I'll tell you, if Sara hadn't made an "eh" face when I asked how The Lady and the Unicorn was, I would probably still be reading it. I would have said to myself, "but I like Tracy Chevalier!" And I'd have stuck it out, if not to the bitter end, then way past the guy who refers to sex as "plowing," the first person female narrator who is supposed to sound like a teenager who's gushing in her diary but really sounds like she's been hired as the narrator, and the very fact that all these French characters for some reason interject French into their conversation, making it look like they're speaking English as they go about their daily lives and resorting to French only when they can't remember, how you say? our language.
Ugh. Thank you, Sara, for liberating me from this awful book.

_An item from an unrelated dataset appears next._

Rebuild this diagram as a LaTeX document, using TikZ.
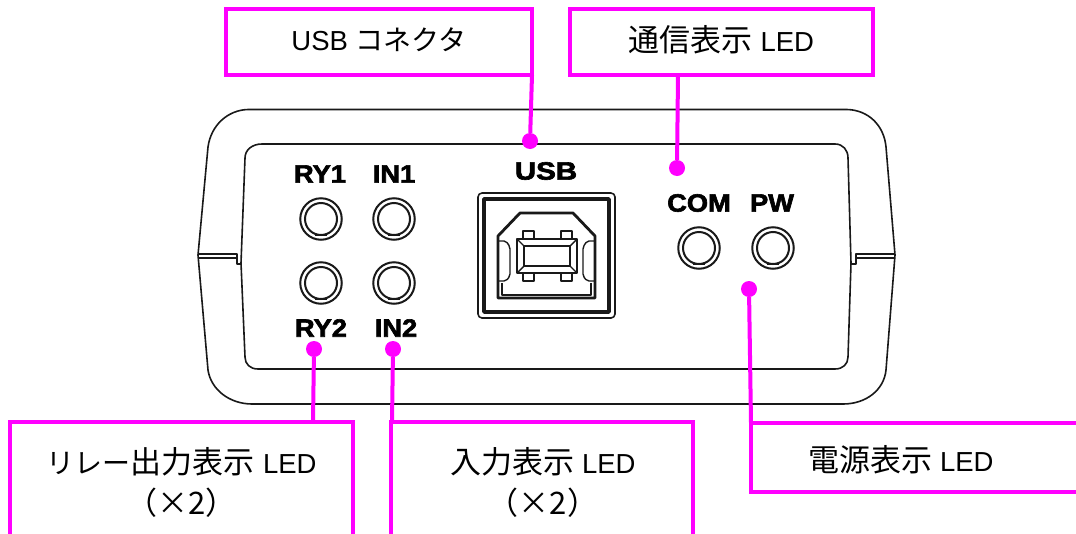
\documentclass[tikz,border=0pt]{standalone}
\usepackage{fontspec}
\usepackage{graphicx}
\setmainfont{Liberation Sans}
\newfontfamily\cjk{Noto Sans CJK JP}
\newfontfamily\heavy[BoldFeatures={FakeBold=2.4}]{Liberation Sans}
\definecolor{mag}{RGB}{255,0,255}
\definecolor{ink}{RGB}{25,25,25}
\newcommand{\han}{\cjk\fontsize{31}{36}\selectfont}
\newcommand{\kan}{\cjk\fontsize{28}{36}\selectfont}
\newcommand{\lat}{\rmfamily\fontsize{27.5}{36}\selectfont}
\newcommand{\wide}[1]{\scalebox{1.09}[1]{#1}}
\tikzset{
  x=1pt,y=-1pt,
  callout/.style={draw=mag,line width=4pt,fill=white,inner sep=0pt,outer sep=0pt,anchor=north west},
  lead/.style={draw=mag,line width=4pt},
  dot/.style={circle,fill=mag,inner sep=0pt,minimum size=16pt},
  captext/.style={font=\fontsize{28}{36}\selectfont,inner sep=0pt,align=center,text=black},
  panel/.style={font=\heavy\bfseries\fontsize{25}{25}\selectfont,inner sep=0pt,text=black},
  body/.style={draw=ink,line width=1.6pt,line join=round},
  ledo/.style={draw=ink,line width=2pt,circle,inner sep=0pt,minimum size=41.5pt},
  ledi/.style={draw=ink,line width=2pt,circle,inner sep=0pt,minimum size=32pt},
  usbt/.style={draw=ink,line width=1.4pt,line join=round},
}
\newcommand{\ledpair}[3]{%
  \node[ledo] (#1o) at (#2,#3) {};
  \node[ledi] (#1i) at (#2,#3) {};
  \draw[usbt,line width=1pt] (#2-6,#3+16) -- (#2+6,#3+16);
}
\begin{document}
\begin{tikzpicture}
\useasboundingbox (0,0) rectangle (1076,533);
\clip (0,0) rectangle (1076,533);
\fill[white] (0,0) rectangle (1076,533);
% enclosure
\draw[body] (198,255) -- (208,147) .. controls (211,125) and (228,110) .. (248,109.5)
  -- (847,109.5) .. controls (868,110) and (884,125) .. (886,147) -- (895,255)
  -- (886,370) .. controls (884,390) and (866,404) .. (843,404)
  -- (252,404) .. controls (230,404) and (211,390) .. (208,370) -- cycle;
\draw[body] (262,144) -- (835,144) .. controls (843,144) and (848,150) .. (848,158)
  -- (851,263) -- (848,357) .. controls (848,364) and (843,369) .. (835,369)
  -- (258,369) .. controls (250,369) and (245,364) .. (245,357)
  -- (241,263) -- (245,158) .. controls (245,150) and (252,144) .. (262,144) -- cycle;
\draw[body] (198,254) -- (237,254) -- (237,264) -- (241,264);
\draw[body] (198,258) -- (237,258);
\draw[body] (895,254) -- (856,254) -- (856,264) -- (851,264);
\draw[body] (895,258) -- (856,258);
% LEDs
\ledpair{ryone}{321}{219}
\ledpair{inone}{394}{219}
\ledpair{rytwo}{321}{283}
\ledpair{intwo}{394}{283}
\ledpair{com}{699}{248}
\ledpair{pw}{773}{248}
% panel labels
\node[panel] (lry1) at (320,174) {\wide{RY1}};
\node[panel] (lin1) at (394,174) {\wide{IN1}};
\node[panel] (lry2) at (321,328) {\wide{RY2}};
\node[panel] (lin2) at (396,328) {\wide{IN2}};
\node[panel] (lusb) at (546,171) {\scalebox{1.18}[1]{USB}};
\node[panel] (lcom) at (699,203) {\wide{COM}};
\node[panel] (lpw)  at (772,203) {\wide{PW}};
% USB socket
\draw[usbt,line width=1.6pt,rounded corners=4pt] (478,193) rectangle (615,318);
\draw[usbt,line width=3.4pt] (484,199) rectangle (609,312);
\draw[usbt,line width=2.8pt] (498,236) -- (520,213) -- (573,213) -- (595,236) -- (595,298) -- (498,298) -- cycle;
\draw[usbt,line width=1.4pt] (502,283) -- (502,295) -- (591,295) -- (591,283);
\draw[usbt,rounded corners=2pt] (498,241) -- (506,241) -- (510,247) -- (510,276) -- (506,281) -- (498,281);
\draw[usbt,rounded corners=2pt] (595,241) -- (587,241) -- (583,247) -- (583,276) -- (587,281) -- (595,281);
\draw[usbt,line width=2.2pt] (517,239) rectangle (577,273);
\draw[usbt] (524,246) rectangle (570,266);
\draw[usbt] (517,239) -- (524,246) (577,239) -- (570,246) (517,273) -- (524,266) (577,273) -- (570,266);
\draw[usbt] (523,231) rectangle (534,239) (561,231) rectangle (572,239)
            (523,273) rectangle (534,281) (561,273) rectangle (572,281);
% callout boxes
\node[callout,minimum width=306pt,minimum height=66.5pt] (busb) at (226,8.5) {};
\node[callout,minimum width=303pt,minimum height=66.5pt] (bcom) at (570,8.5) {};
\node[callout,minimum width=343pt,minimum height=140pt] (bry) at (10,422) {};
\node[callout,minimum width=302pt,minimum height=140pt] (bin) at (391,422) {};
\node[callout,minimum width=360pt,minimum height=69pt] (bpw) at (751,423) {};
\node[captext] (tusb) at (379,40) {\lat USB \kan コネクタ};
\node[captext] (tcom) at (721.5,40) {\han 通信表示\lat\ LED};
\node[captext] (try) at (181.5,482) {\kan リレー\han 出力表示\lat\hspace{1pt} LED\\[5pt]\han （×2）};
\node[captext] (tin) at (543,482) {\han 入力表示\lat\ LED\\[5pt]\han （×2）};
\node[captext] (tpw) at (901,460) {\han 電源表示\lat\ LED};
% leaders
\node[dot] (dusb) at (530,141) {};
\node[dot] (dcom) at (677,168) {};
\node[dot] (dry) at (314,349) {};
\node[dot] (din) at (393,349) {};
\node[dot] (dpw) at (749,289) {};
\coordinate (eusb) at (532,75);
\coordinate (ecom) at (678,75);
\coordinate (ery) at (313,422);
\coordinate (ein) at (392,422);
\coordinate (epw) at (751,423);
\draw[lead] (dusb) -- (eusb);
\draw[lead] (dcom) -- (ecom);
\draw[lead] (dry) -- (ery);
\draw[lead] (din) -- (ein);
\draw[lead] (dpw) -- (epw);
\end{tikzpicture}
\end{document}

Now, I'm reading A Long Fatal Love Chase by Louisa May Alcott of all people. I picked it up out of curiosity (too racy to be published in her lifetime), expecting it to read like an old, overwritten melodrama. Omigod, it's so good! I'm enjoying every minute of it, even though, as Mike points out, the title gives away the ending. Its raciness is based on the fact of a false marriage, and, I personally would guess, on the fact that the heroine continues to love the bad guy even after she finds out how evil he is. And he's evil! But charming! It's like watching an old Errol Flynn movie--actually, it's got the whole Gone with the Wind idea of people who might or might not be Good, and the fact that there's a difference between being not particularly virtuous and being bad.
I'm so excited that this book is so great. But I'm almost done, and I'm not sure where to go next.